BEGIN Data extract
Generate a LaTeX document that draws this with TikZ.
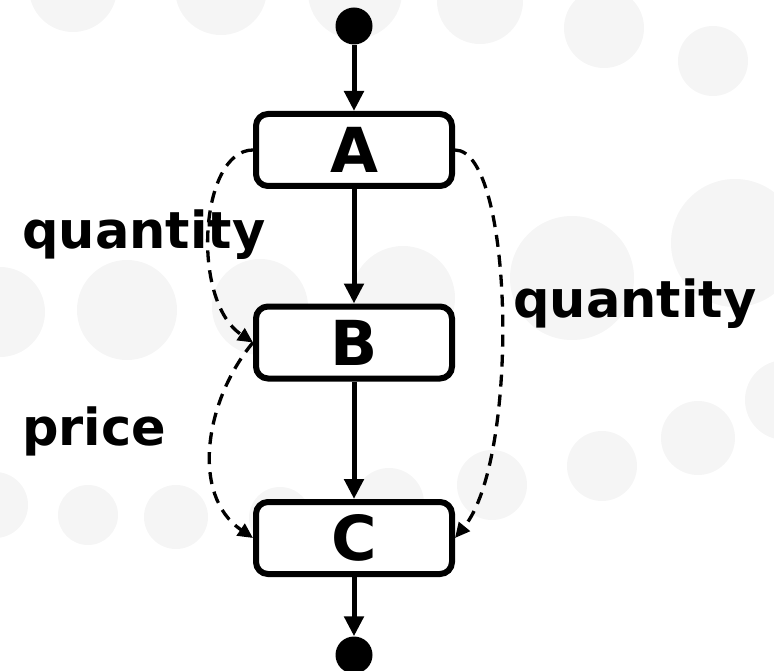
\documentclass[tikz,border=0pt]{standalone}
\usepackage{fontspec}
\setmainfont{DejaVu Sans}
\usetikzlibrary{arrows.meta}
\tikzset{
  bgdot/.style={fill=black!4, draw=none},
  box/.style={draw, line width=6pt, rounded corners=12pt, fill=white,
    minimum width=196pt, minimum height=72pt, inner sep=0pt,
    font=\fontsize{62}{64}\selectfont\bfseries},
  enddot/.style={circle, fill=black, minimum size=37pt, inner sep=0pt},
  flow/.style={line width=5pt, -{Triangle[length=20pt,width=19pt]}},
  dataflow/.style={line width=3.3pt, dash pattern=on 12pt off 8pt,
    -{Triangle[length=15pt,width=14pt]}},
  lbl/.style={inner sep=0pt, font=\fontsize{51}{55}\selectfont\bfseries}
}
\begin{document}
\begin{tikzpicture}[x=1pt,y=-1pt]
\useasboundingbox (0,0) rectangle (774,671);
\begin{scope}
\clip (0,0) rectangle (774,671);
\foreach \cx/\cy/\r in {73/-12/44, 221/-11/46, 355/-8/47, 480/1/43, 604/28/40, 713/61/35,
  0/312/45, 127/310/50, 260/307/48, 403/298/52, 572/278/62, 735/243/64,
  785/400/40, 698/438/37, 602/466/35, 492/485/35, 389/503/35, 280/518/31,
  176/517/32, 88/515/30, -5/505/33}
  \fill[bgdot] (\cx,\cy) circle[radius=\r];
\end{scope}
\node[enddot] (s) at (354,26) {};
\node[enddot] (e) at (354,655) {};
\node[box] (A) at (354,150) {A};
\node[box] (B) at (354,342.5) {B};
\node[box] (C) at (354,538) {C};
\draw[flow] (s) -- (A);
\draw[flow] (A) -- (B);
\draw[flow] (B) -- (C);
\draw[flow] (C) -- (e);
\draw[dataflow] (A.west) .. controls (200,150) and (190,300) .. (B.west);
\draw[dataflow] (B.west) .. controls (205,400) and (190,495) .. (C.west);
\draw[dataflow] (A.east) .. controls (514,150) and (520,459) .. (C.east);
\node[lbl, anchor=base west] (q1) at (22,249) {quantity};
\node[lbl, anchor=base west] (q2) at (513,317) {quantity};
\node[lbl, anchor=base west] (p) at (22,445) {price};
\end{tikzpicture}
\end{document}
END Data extract
■ Short task
Repeat the listing above exactly, with no pictures.

■ Exercise answer
Generate a LaTeX document that draws this with TikZ.
\documentclass[tikz,border=0pt]{standalone}
\usepackage{fontspec}
\setmainfont{DejaVu Sans}
\usetikzlibrary{arrows.meta}
\tikzset{
  bgdot/.style={fill=black!4, draw=none},
  box/.style={draw, line width=6pt, rounded corners=12pt, fill=white,
    minimum width=196pt, minimum height=72pt, inner sep=0pt,
    font=\fontsize{62}{64}\selectfont\bfseries},
  enddot/.style={circle, fill=black, minimum size=37pt, inner sep=0pt},
  flow/.style={line width=5pt, -{Triangle[length=20pt,width=19pt]}},
  dataflow/.style={line width=3.3pt, dash pattern=on 12pt off 8pt,
    -{Triangle[length=15pt,width=14pt]}},
  lbl/.style={inner sep=0pt, font=\fontsize{51}{55}\selectfont\bfseries}
}
\begin{document}
\begin{tikzpicture}[x=1pt,y=-1pt]
\useasboundingbox (0,0) rectangle (774,671);
\begin{scope}
\clip (0,0) rectangle (774,671);
\foreach \cx/\cy/\r in {73/-12/44, 221/-11/46, 355/-8/47, 480/1/43, 604/28/40, 713/61/35,
  0/312/45, 127/310/50, 260/307/48, 403/298/52, 572/278/62, 735/243/64,
  785/400/40, 698/438/37, 602/466/35, 492/485/35, 389/503/35, 280/518/31,
  176/517/32, 88/515/30, -5/505/33}
  \fill[bgdot] (\cx,\cy) circle[radius=\r];
\end{scope}
\node[enddot] (s) at (354,26) {};
\node[enddot] (e) at (354,655) {};
\node[box] (A) at (354,150) {A};
\node[box] (B) at (354,342.5) {B};
\node[box] (C) at (354,538) {C};
\draw[flow] (s) -- (A);
\draw[flow] (A) -- (B);
\draw[flow] (B) -- (C);
\draw[flow] (C) -- (e);
\draw[dataflow] (A.west) .. controls (200,150) and (190,300) .. (B.west);
\draw[dataflow] (B.west) .. controls (205,400) and (190,495) .. (C.west);
\draw[dataflow] (A.east) .. controls (514,150) and (520,459) .. (C.east);
\node[lbl, anchor=base west] (q1) at (22,249) {quantity};
\node[lbl, anchor=base west] (q2) at (513,317) {quantity};
\node[lbl, anchor=base west] (p) at (22,445) {price};
\end{tikzpicture}
\end{document}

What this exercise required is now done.